Malcolm McLaren's headstone: as confusing as the man himself
With its bronze death mask, Warner Bros style initials and proximity to Karl Marx's grave, his headstone in Highgate cemetery goes some way to capturing his contradictions
"Better a spectacular failure, than a benign success," runs the headstone inscription on the grave of Malcolm McLaren. Atop the headstone a large shield perches with the letters "MM", which looks not unlike the Warner Bros logo but is actually a sly reference to the crest outside the mansion he inhabited in The Great Rock 'n' Roll Swindle, that dark and desperate film he made with Julien Temple celebrating the glorious disaster of the Sex Pistols and their quixotic attempt to destroy the record business – or at least bleed it of all its money.
The connections don't end there. The headstone also features a bronze death mask of 'Talcy Malcy' that was cast by sculptor Nick Reynolds, son of the late Great Train Robber Bruce Reynolds (whose most infamous colleague, Ronnie Biggs, featured heavily in The Great Rock 'n' Roll Swindle).
Amateur semiologists will keenly unpick the myriad meanings here, but perhaps the most resonant part of it all is that McLaren's grave is a mere 100 metres from that of Karl Marx in Highgate Cemetery, north London. There is a thread of a connection here because long before the Pistols, McLaren managed the New York Dolls, trying to shock life into their dying career by dressing them as communists. Like Marx, McLaren ridiculed capitalism, but he also wallowed in it – a "cash from chaos" mantra underpinning his smash 'n' grab approach to signing short-lived but hugely profitable deals with EMI and A&M. Marx also warned of how every revolution sows the seeds of its own destruction and this was something McLaren applauded rather than feared.
It's poignant that McLaren gets a "statement headstone" just like that other punk contrarian, Factory Records founder Tony Wilson, whose grave in Chorlton-cum-Hardy, Manchester, is marked with a stone designed by Peter Saville, the artist behind all of Factory's greatest record sleeves.

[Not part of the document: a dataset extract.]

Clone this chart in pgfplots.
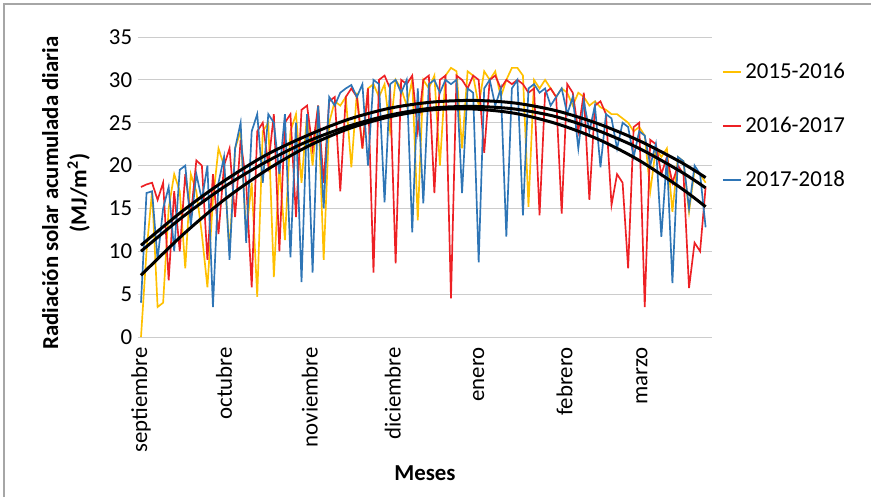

A decade ago, I spent an enormously entertaining afternoon with McLaren at Midem, the annual music business conference in the south of France, after we were introduced by a mutual friend, a Hong Kong-based music lawyer he was working with. He was obsessed with China and digital technology at the time and, more specifically, how both would change politics and popular culture. Fizzing with ideas and plans to kick the legs from under the music business again, he unloaded his latest manifesto to me while gleefully smoking every cigarette I had. He almost certainly knew that what he was plotting was never going to come to fruition – but that was hardly the point for him. For all the plans ricocheting around his brain, he just needed someone to act as a sounding board. And a nicotine dispenser.
McLaren was a wriggling bundle of contradictions – there was often little consistency to what he said or did, but that sprang partly from a restless frustration with himself and everyone around him. A headstone can never distil the essence of a person, but his goes some way to capturing a sense of that satirical and cartoon side of him, his desperation to provoke and shock through word, image and deed, and his profundity.
But more than anything, in death as much as in life, McLaren is still weaving riddles that leave bystanders scratching their heads and trying to figure out exactly what the hell he is trying to say.